Los siglos XIX y XX también dieron algunos pensadores "raros" que reabrieron la puerta a la Imagen Redentora, cuando parecía cerrada a cal y canto por el signo de los tiempos. Uno de ellos, Lezama, puede considerarse en cierta medida heredero de Kierkegaard, aunque, con base en similar humanismo cristiano, da un importante giro al colocar en la subbase el pensamiento órfico-pitagórico, desde el que cuestiona la lógica formal aristotélica en tanto canon intocable. Lezama, siendo en cierta medida su heredero, como lo es por diferentes vías de Vico, Pascal y Bergson, matiza el existencialismo con un gusto incontestable por la vida, que lejos de un angustioso absurdo, considera como una suerte de gran oportunidad para participar un continuo y genitor imaginario. Otro de ellos, Castoriadis, parte de un ideario marxista, para abandonarlo después hasta llegar a definir el “imaginario social” que antepone con firmeza al determinismo como motor de la historia. Llega a decir Castoriadis: “el imaginario es el principio creador y no el reflejo, ni la representación de algo. Lo imaginario es la facultad originaria de plantearse o representarse algo que aún no es, que nunca estuvo ni estará en la percepción” (...) “el imaginario crea la realidad”…

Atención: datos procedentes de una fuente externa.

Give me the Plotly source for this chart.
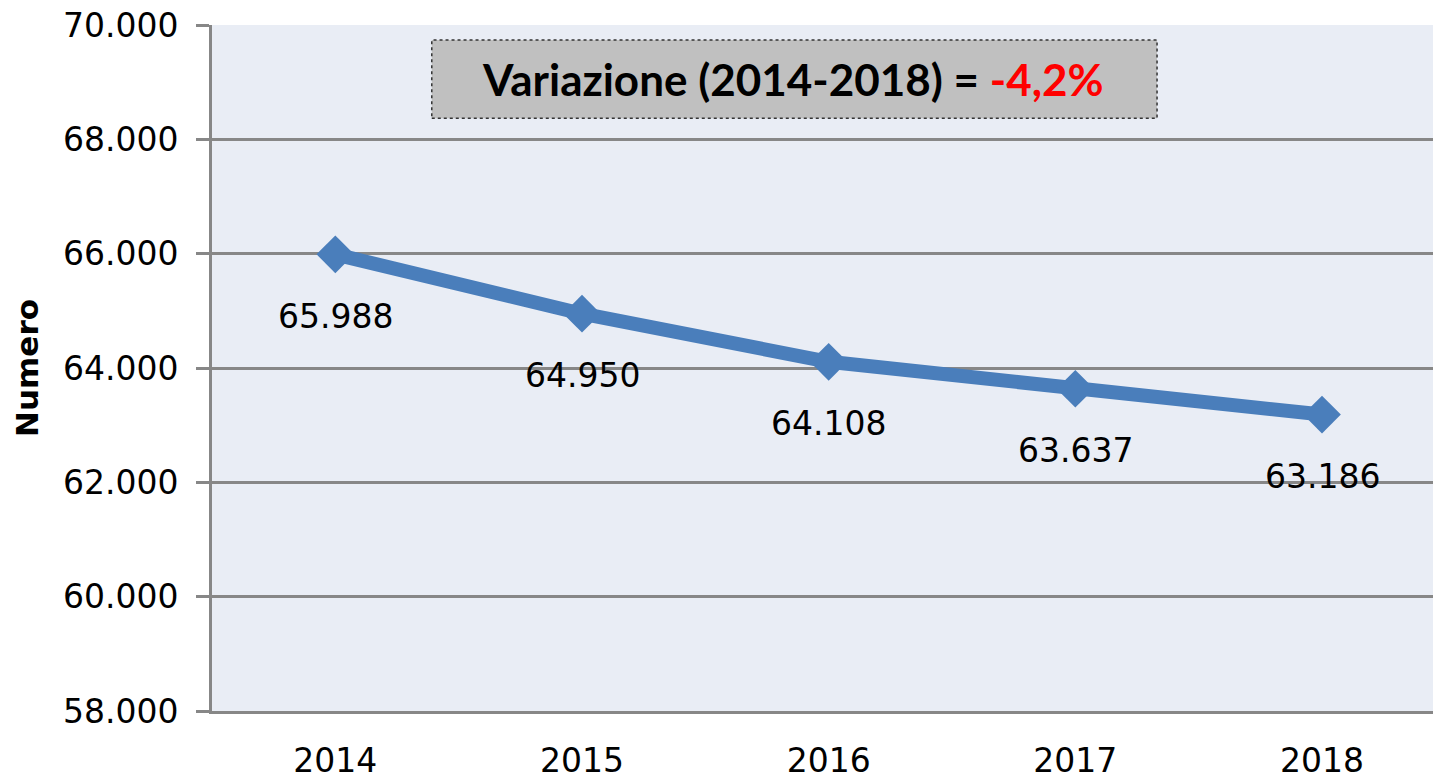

No debo extenderme más. No es éste el medio idóneo para hacerlo y temo abusar de vuestra paciencia. Sólo insistir en que, aún en momentos de franco declive, donde las vías suelen bifurcarse polarizadas y demandarnos meridianas militancias; aun en situaciones de radical falta de fe en “poemas antiguos”, es muy importante que conservemos la capacidad para la poesía, para hacerla y creerla. En la imagen, como ocurrió hasta ahora, está impresa la eventual respuesta. La imagen es nuestra, la respuesta también. ¿Y si pudiéramos anticipar su lectura, para modificarla convenientemente antes de verla hecha sangre en la historia, escozor en la memoria, píxel en la pantalla, tinta en el papel?